Yes. GPS is a completely independent system that only requires line-of-sight to satellites. Your receiver doesn't transmit anything; it only listens. Cell service and WiFi help by providing assisted GPS data (satellite orbit predictions) that speed up the initial fix, and by supplying map tiles for navigation apps. But the position calculation itself needs nothing but satellite signals.

Three satellites would be enough if your receiver had a perfect clock. But GPS receivers use cheap quartz oscillators that drift by microseconds, enough to cause errors of hundreds of meters. The fourth satellite adds a fourth equation, letting the receiver solve for its own clock error alongside latitude, longitude, and altitude. In practice, receivers lock onto 7 to 12 satellites for better accuracy and redundancy.

Without relativistic corrections, GPS would be useless within hours. Special relativity causes satellite clocks to lose about 7 microseconds per day because they are moving at 3.9 km/s.
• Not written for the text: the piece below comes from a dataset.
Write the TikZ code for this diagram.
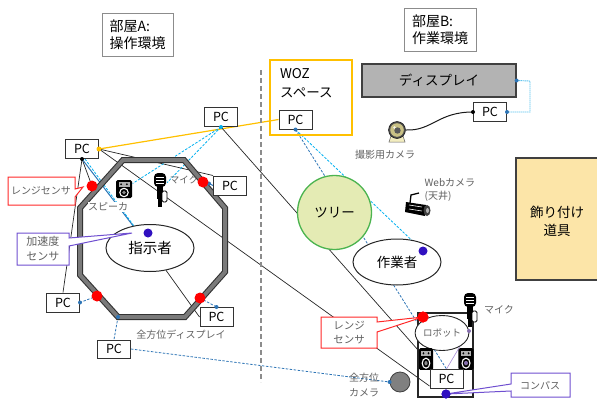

General relativity causes them to gain about 45.8 microseconds per day because gravity is weaker at 20,200 km altitude. The net gain of 38.6 microseconds per day would cause position errors to accumulate at roughly 10 km per day if uncorrected.

Standard civilian GPS provides 3 to 5 meter accuracy under open sky. Augmentation systems like WAAS improve this to 1 to 2 meters. For professional surveying, Real-Time Kinematic (RTK) GPS achieves 1 to 2 centimeter accuracy by using carrier-phase measurements and a nearby base station. In challenging environments like urban canyons, accuracy can degrade to 10 to 50 meters due to signal reflections off buildings.

The U.S. Department of Defense operates and maintains the GPS satellite constellation. Until May 2000, the military intentionally degraded civilian accuracy to about 100 meters through a feature called Selective Availability. President Clinton ordered SA turned off, and modern GPS III satellites permanently lack that capability. The system is provided free for worldwide civilian use, though the U.S. retains the ability to deny GPS in specific regions during military conflicts.